**Task prompt:**
Repeat the material below word for word and leave out all pictures.

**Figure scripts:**
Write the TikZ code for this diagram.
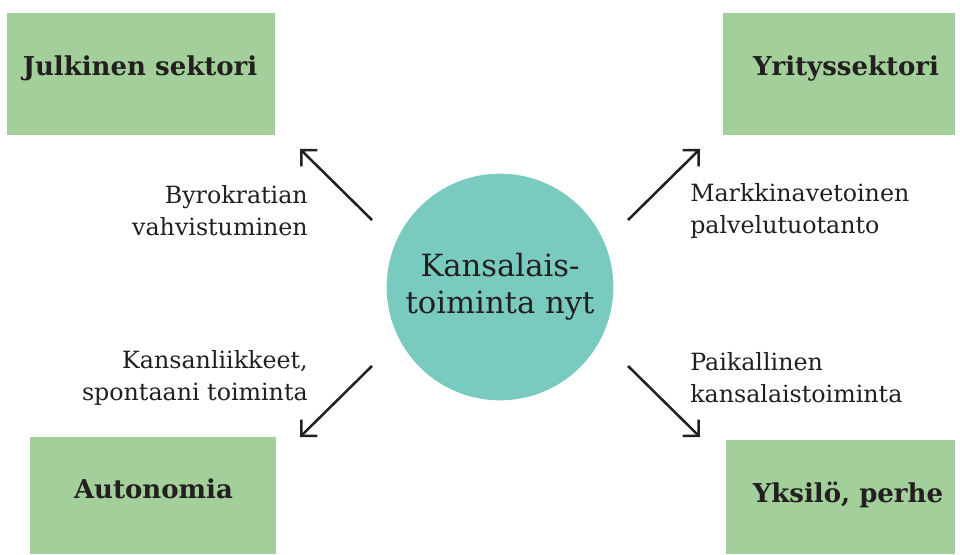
\documentclass[tikz,border=0pt]{standalone}
\usepackage{fontspec}
\setmainfont{DejaVu Serif}
\usetikzlibrary{arrows.meta}
\definecolor{boxgreen}{HTML}{A3CF9A}
\definecolor{circteal}{HTML}{7ACBBF}
\definecolor{inkblack}{HTML}{231F20}
\tikzset{
  sector/.style={fill=boxgreen,minimum height=91.5pt,inner sep=0pt},
  sectortext/.style={anchor=base,text=inkblack,font=\bfseries\fontsize{19.5}{22}\selectfont,inner sep=0pt},
  trend/.style={text=inkblack,font=\fontsize{17.8}{24}\selectfont,inner sep=0pt},
  flow/.style={-{Straight Barb[length=8.5pt,width=17pt,line width=1.9pt]},line width=1.9pt,draw=inkblack}
}
\begin{document}
\begin{tikzpicture}[x=0.75pt,y=-0.75pt]
    \useasboundingbox (0,0) rectangle (960,554);
    % sector boxes
    \node [sector,minimum width=201pt] (J) at (141,74) {};
    \node [sector,minimum width=174pt] (Y) at (839,74) {};
    \node [sector,minimum width=184.5pt,minimum height=87.75pt] (A) at (153,495.5) {};
    \node [sector,minimum width=171.75pt,minimum height=85.5pt] (P) at (840.5,497) {};
    \node [sectortext] (Jt) at (140,75) {Julkinen sektori};
    \node [sectortext] (Yt) at (846,75) {Yrityssektori};
    \node [sectortext] (At) at (153.5,498) {Autonomia};
    \node [sectortext] (Pt) at (848,502) {Yksilö, perhe};
    % centre
    \node [circle,fill=circteal,minimum size=170pt,inner sep=0pt,text=inkblack,
      font=\fontsize{23}{28}\selectfont,align=center] (K) at (500,287) {Kansalais-\\toiminta nyt};
    % trends
    \node [trend,anchor=east,align=right] (BV) at (308,211) {Byrokratian\\vahvistuminen};
    \node [trend,anchor=west,align=left] (MP) at (690,211) {Markkinavetoinen\\palvelutuotanto};
    \node [trend,anchor=east,align=right] (KS) at (308,378) {Kansanliikkeet,\\spontaani toiminta};
    \node [trend,anchor=west,align=left] (PK) at (690,378) {Paikallinen\\kansalaistoiminta};
    \coordinate (nw) at (372,220);
    \coordinate (ne) at (628,220);
    \coordinate (sw) at (372,366);
    \coordinate (se) at (628,366);
    \coordinate (nwtip) at (300,149);
    \coordinate (netip) at (700,149);
    \coordinate (swtip) at (300,437);
    \coordinate (setip) at (700,437);
    \draw [flow] (nw) -- (nwtip);
    \draw [flow] (ne) -- (netip);
    \draw [flow] (sw) -- (swtip);
    \draw [flow] (se) -- (setip);
  \end{tikzpicture}
\end{document}
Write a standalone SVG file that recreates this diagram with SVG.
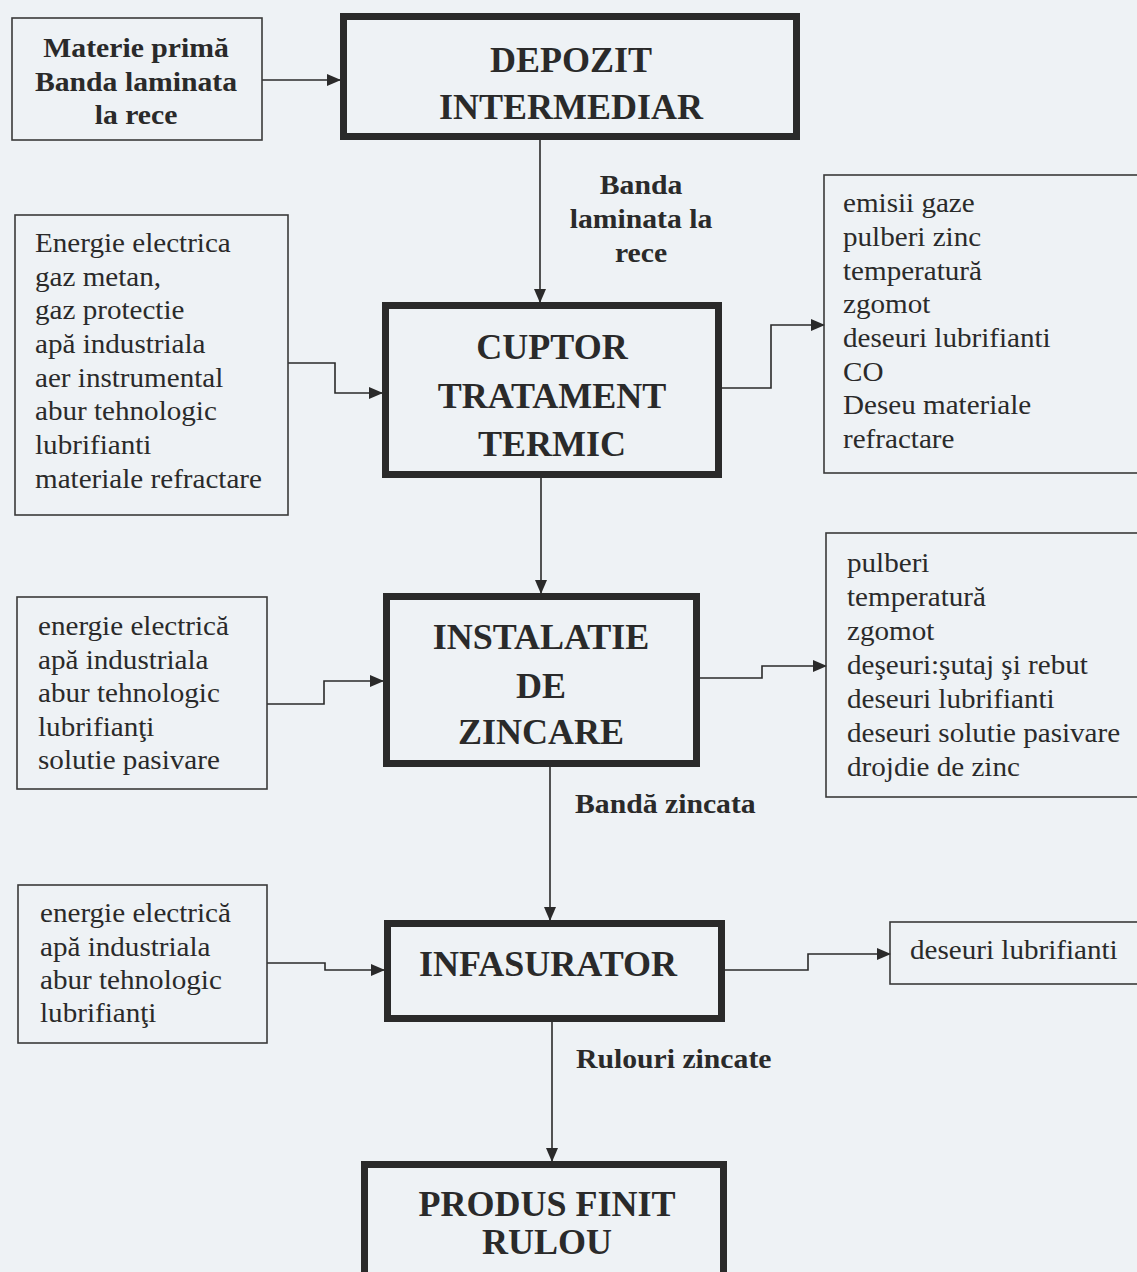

**Result:**
Write the TikZ code for this diagram.
\documentclass[tikz,border=0pt]{standalone}
\usepackage{fontspec}
\setmainfont{DejaVu Serif}
\usetikzlibrary{arrows.meta}
\definecolor{boxgreen}{HTML}{A3CF9A}
\definecolor{circteal}{HTML}{7ACBBF}
\definecolor{inkblack}{HTML}{231F20}
\tikzset{
  sector/.style={fill=boxgreen,minimum height=91.5pt,inner sep=0pt},
  sectortext/.style={anchor=base,text=inkblack,font=\bfseries\fontsize{19.5}{22}\selectfont,inner sep=0pt},
  trend/.style={text=inkblack,font=\fontsize{17.8}{24}\selectfont,inner sep=0pt},
  flow/.style={-{Straight Barb[length=8.5pt,width=17pt,line width=1.9pt]},line width=1.9pt,draw=inkblack}
}
\begin{document}
\begin{tikzpicture}[x=0.75pt,y=-0.75pt]
    \useasboundingbox (0,0) rectangle (960,554);
    % sector boxes
    \node [sector,minimum width=201pt] (J) at (141,74) {};
    \node [sector,minimum width=174pt] (Y) at (839,74) {};
    \node [sector,minimum width=184.5pt,minimum height=87.75pt] (A) at (153,495.5) {};
    \node [sector,minimum width=171.75pt,minimum height=85.5pt] (P) at (840.5,497) {};
    \node [sectortext] (Jt) at (140,75) {Julkinen sektori};
    \node [sectortext] (Yt) at (846,75) {Yrityssektori};
    \node [sectortext] (At) at (153.5,498) {Autonomia};
    \node [sectortext] (Pt) at (848,502) {Yksilö, perhe};
    % centre
    \node [circle,fill=circteal,minimum size=170pt,inner sep=0pt,text=inkblack,
      font=\fontsize{23}{28}\selectfont,align=center] (K) at (500,287) {Kansalais-\\toiminta nyt};
    % trends
    \node [trend,anchor=east,align=right] (BV) at (308,211) {Byrokratian\\vahvistuminen};
    \node [trend,anchor=west,align=left] (MP) at (690,211) {Markkinavetoinen\\palvelutuotanto};
    \node [trend,anchor=east,align=right] (KS) at (308,378) {Kansanliikkeet,\\spontaani toiminta};
    \node [trend,anchor=west,align=left] (PK) at (690,378) {Paikallinen\\kansalaistoiminta};
    \coordinate (nw) at (372,220);
    \coordinate (ne) at (628,220);
    \coordinate (sw) at (372,366);
    \coordinate (se) at (628,366);
    \coordinate (nwtip) at (300,149);
    \coordinate (netip) at (700,149);
    \coordinate (swtip) at (300,437);
    \coordinate (setip) at (700,437);
    \draw [flow] (nw) -- (nwtip);
    \draw [flow] (ne) -- (netip);
    \draw [flow] (sw) -- (swtip);
    \draw [flow] (se) -- (setip);
  \end{tikzpicture}
\end{document}
Write a standalone SVG file that recreates this diagram with SVG.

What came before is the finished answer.